Alexander R. Coupe

Assessing the evidence for contact-induced grammaticalization in South Asia
Alexander R. Coupe
Nanyang Technological University, Singapore

Since Emeneau’s seminal 1956 paper and subsequent work by Masica (1976), the subcontinent of South Asia has been recognized as a linguistic area in which particular linguistic features have diffused across the genetic boundaries of unrelated languages as a consequence of longstanding multilingualism. Emeneau (1956: 16) defines a linguistic area as ‘an area which includes languages belonging to more than one family but showing traits in common which are found not to belong to the other members of (at least) one of the families’. Heine & Kuteva (2005) recognize three types of linguistic area: (1) those established by the presence of a shared set of linguistic features; (2) those in which the languages share a high degree of mutual intertranslatability; and (3), those that share the same processes of grammaticalization (and thus form a grammaticalization area). As they note, these are not mutually exclusive, and the features of all three types may be present in the one linguistic area.

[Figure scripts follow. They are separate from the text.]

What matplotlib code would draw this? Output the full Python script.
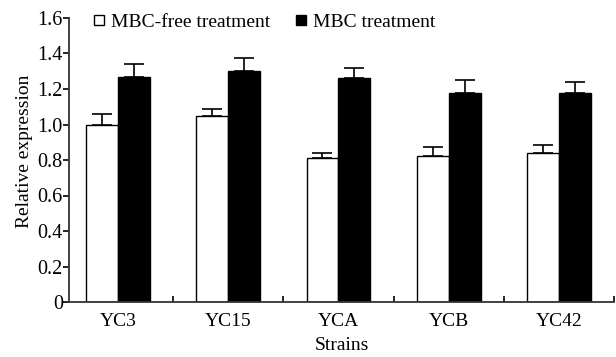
import numpy as np
import matplotlib
matplotlib.use('Agg')
import matplotlib.pyplot as plt
from matplotlib.lines import Line2D
from matplotlib.ticker import FuncFormatter

plt.rcParams['font.family'] = ['Liberation Serif', 'DejaVu Serif']

# Data
strains = ['YC3', 'YC15', 'YCA', 'YCB', 'YC42']
free_mean = [1.00, 1.05, 0.81, 0.82, 0.84]
free_err = [0.06, 0.04, 0.03, 0.055, 0.045]
mbc_mean = [1.27, 1.30, 1.26, 1.18, 1.18]
mbc_err = [0.07, 0.075, 0.06, 0.07, 0.06]

fig = plt.figure(figsize=(6.16, 3.57), dpi=100)
ax = fig.add_axes([69/616, 1 - 302/357, (614 - 69)/616, (302 - 18)/357])

x = np.arange(len(strains))
w = 0.29
ekw = dict(ecolor='black', elinewidth=1.2, capsize=7, capthick=1.2)
ax.bar(x - w/2, free_mean, w, color='white', edgecolor='black', linewidth=1,
       yerr=[np.zeros(len(x)), free_err], error_kw=ekw)
ax.bar(x + w/2, mbc_mean, w, color='black', edgecolor='black', linewidth=1,
       yerr=[np.zeros(len(x)), mbc_err], error_kw=ekw)

ax.set_xlim(-0.445, len(strains) - 0.5)
ax.set_ylim(0, 1.6)
ax.set_yticks(np.arange(0, 1.61, 0.2))
ax.yaxis.set_major_formatter(FuncFormatter(lambda v, p: '0' if abs(v) < 1e-9 else f'{v:.1f}'))

# group boundaries as inward ticks, labels at centres
ax.set_xticks(x + 0.5)
ax.set_xticklabels([])
ax.tick_params(axis='x', which='major', direction='in', length=4, width=1.2)
ax.set_xticks(x, minor=True)
ax.set_xticklabels(strains, minor=True)
ax.tick_params(axis='x', which='minor', length=0, pad=8, labelsize=14)
ax.tick_params(axis='y', direction='out', length=4, width=1.2, labelsize=14.5, pad=0.5)

for s in ['top', 'right']:
    ax.spines[s].set_visible(False)
for s in ['left', 'bottom']:
    ax.spines[s].set_linewidth(1.3)
    ax.spines[s].set_color('#333333')

ax.set_ylabel('Relative expression', fontsize=14, va='center')
ax.yaxis.set_label_coords(-0.081, 0.53)
ax.set_xlabel('Strains', fontsize=14, labelpad=5)

handles = [Line2D([], [], marker='s', color='none', markerfacecolor='white', markeredgecolor='black', markersize=7),
           Line2D([], [], marker='s', color='none', markerfacecolor='black', markeredgecolor='black', markersize=7)]
ax.legend(handles, ['MBC-free treatment', 'MBC treatment'], ncol=2, frameon=False,
          loc='upper left', bbox_to_anchor=(0.03, 1.045), fontsize=14,
          handlelength=0.6, handletextpad=0.3, columnspacing=1.3, borderaxespad=0)

fig.savefig('out.png', dpi=100)
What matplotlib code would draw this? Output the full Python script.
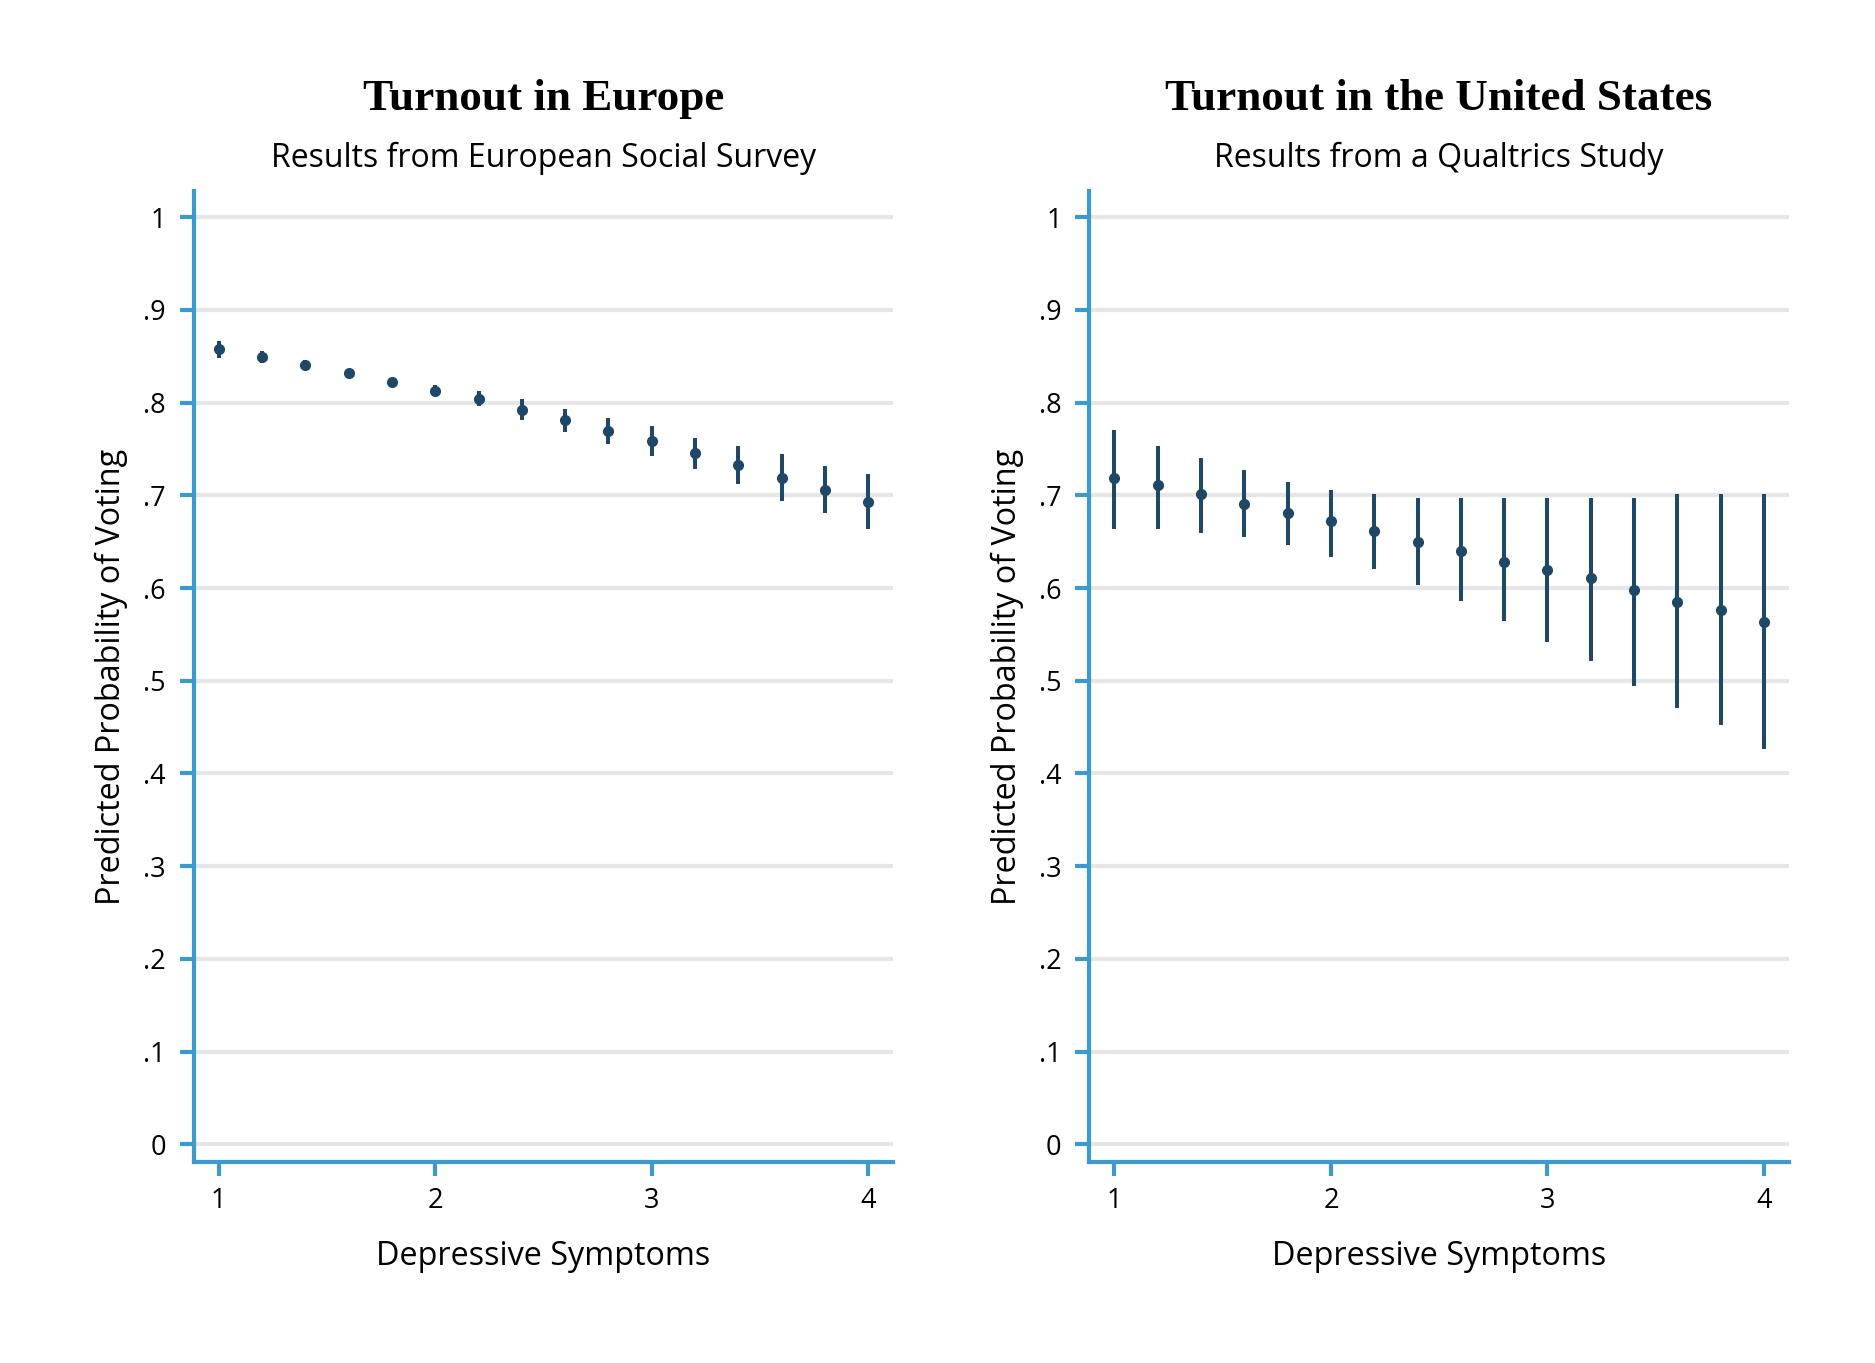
import numpy as np
import matplotlib
matplotlib.use("Agg")
import matplotlib.pyplot as plt

# predicted probabilities with 95% CI
symptoms = [1.0, 1.2, 1.4, 1.6, 1.8, 2.0, 2.2, 2.4, 2.6, 2.8, 3.0, 3.2, 3.4, 3.6, 3.8, 4.0]

eu_est = [0.858, 0.849, 0.841, 0.832, 0.822, 0.813, 0.804, 0.792, 0.781, 0.769, 0.759, 0.746, 0.733, 0.719, 0.706, 0.693]
eu_lo = [0.848, 0.843, 0.836, 0.829, 0.819, 0.808, 0.796, 0.781, 0.768, 0.755, 0.742, 0.728, 0.712, 0.694, 0.681, 0.664]
eu_hi = [0.867, 0.856, 0.846, 0.835, 0.825, 0.819, 0.812, 0.804, 0.793, 0.783, 0.775, 0.762, 0.753, 0.745, 0.732, 0.723]

us_est = [0.719, 0.711, 0.701, 0.691, 0.681, 0.672, 0.661, 0.650, 0.640, 0.628, 0.619, 0.611, 0.598, 0.585, 0.576, 0.563]
us_lo = [0.664, 0.664, 0.659, 0.655, 0.646, 0.634, 0.621, 0.603, 0.586, 0.564, 0.542, 0.521, 0.494, 0.471, 0.452, 0.426]
us_hi = [0.771, 0.753, 0.740, 0.727, 0.714, 0.706, 0.701, 0.697, 0.697, 0.697, 0.697, 0.697, 0.697, 0.701, 0.701, 0.701]

titles = ["Turnout in Europe", "Turnout in the United States"]
subtitles = ["Results from European Social Survey", "Results from a Qualtrics Study"]
yticks = [0, 0.1, 0.2, 0.3, 0.4, 0.5, 0.6, 0.7, 0.8, 0.9, 1.0]
ytick_labels = ["0", ".1", ".2", ".3", ".4", ".5", ".6", ".7", ".8", ".9", "1"]
xticks = [1, 2, 3, 4]

axis_blue = "#3b9bcf"
dot_blue = "#1f4766"
grid_grey = "#e6e6e6"
sans = ["Open Sans", "DejaVu Sans"]
serif = ["Liberation Serif", "DejaVu Serif"]

fig = plt.figure(figsize=(18.75, 13.63), dpi=100)

panels = [
    (0.1033, eu_est, eu_lo, eu_hi),
    (0.5810, us_est, us_lo, us_hi),
]

for i, (left, est, lo, hi) in enumerate(panels):
    ax = fig.add_axes([left, 0.1475, 0.3730, 0.7122])
    est = np.array(est)
    lo = np.array(lo)
    hi = np.array(hi)

    for y in yticks:
        ax.axhline(y, color=grid_grey, lw=3, zorder=0)

    ax.vlines(symptoms, lo, hi, color=dot_blue, lw=2.9, zorder=3)
    ax.plot(symptoms, est, "o", color=dot_blue, ms=7, zorder=4)

    ax.set_xlim(0.884, 4.115)
    ax.set_ylim(-0.019, 1.028)
    ax.set_xticks(xticks)
    ax.set_xticklabels([str(x) for x in xticks], family=sans, fontsize=19.5)
    ax.set_yticks(yticks)
    ax.set_yticklabels(ytick_labels, family=sans, fontsize=19.5)
    ax.tick_params(axis="both", color=axis_blue, width=3, length=10)
    ax.tick_params(axis="y", pad=10)
    ax.tick_params(axis="x", pad=8)

    for side in ["top", "right"]:
        ax.spines[side].set_visible(False)
    for side in ["left", "bottom"]:
        ax.spines[side].set_color(axis_blue)
        ax.spines[side].set_linewidth(3)

    ax.set_ylabel("Predicted Probability of Voting", family=sans, fontsize=23.3, labelpad=11)
    ax.set_xlabel("Depressive Symptoms", family=sans, fontsize=23.3, labelpad=18)

    cx = left + 0.3730 / 2
    fig.text(cx, 1 - 99 / 1363, titles[i], family=serif, fontweight="bold",
             fontsize=32.5, ha="center", va="center")
    fig.text(cx, 1 - 158 / 1363, subtitles[i], family=sans, fontsize=23,
             ha="center", va="center")

fig.savefig("out.png", dpi=100, facecolor="white")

While it is has been clearly demonstrated that South Asian languages in sustained contact can undergo a remarkable convergence in structure, as amply illustrated by the celebrated example of multilingual Kupwar village (Gumperz & Wilson 1971), the possibility of grammaticalization patterns being replicated in genetically unrelated South Asian languages is yet to be investigated in sufficient detail. This paper considers the evidence for the diffusion of conceptual schemas in Austroasiatic, Dravidian, Indo-Aryan and Tibeto-Burman languages in contact. Topics to be addressed include the grammaticalization of relational morphology, conative modality markers, causative markers and relative-correlative constructions, and the extent to which these patterns may have been replicated as a result of longstanding language contact.

Selected references
Emeneau, Murray B. 1956. India as a linguistic area. Language 32(1): 3–16.
Gumperz, John J. & Robert Wilson. 1971. Convergence and creolization: A case from the Indo-Aryan/Dravidian border in India. In Hymes, Dell (ed.) Pidginization and creolization of languages: Proceedings of a conference held at the University of the West Indies, Mona, Jamaica, April 1968, 151–167. Cambridge: Cambridge University Press.
Heine, Bernd & Tania Kuteva. 2005. Language contact and grammatical change. Cambridge: Cambridge University Press.
Masica, Colin P. 1976. Defining a linguistic area. Chicago, London: University of Chicago Press.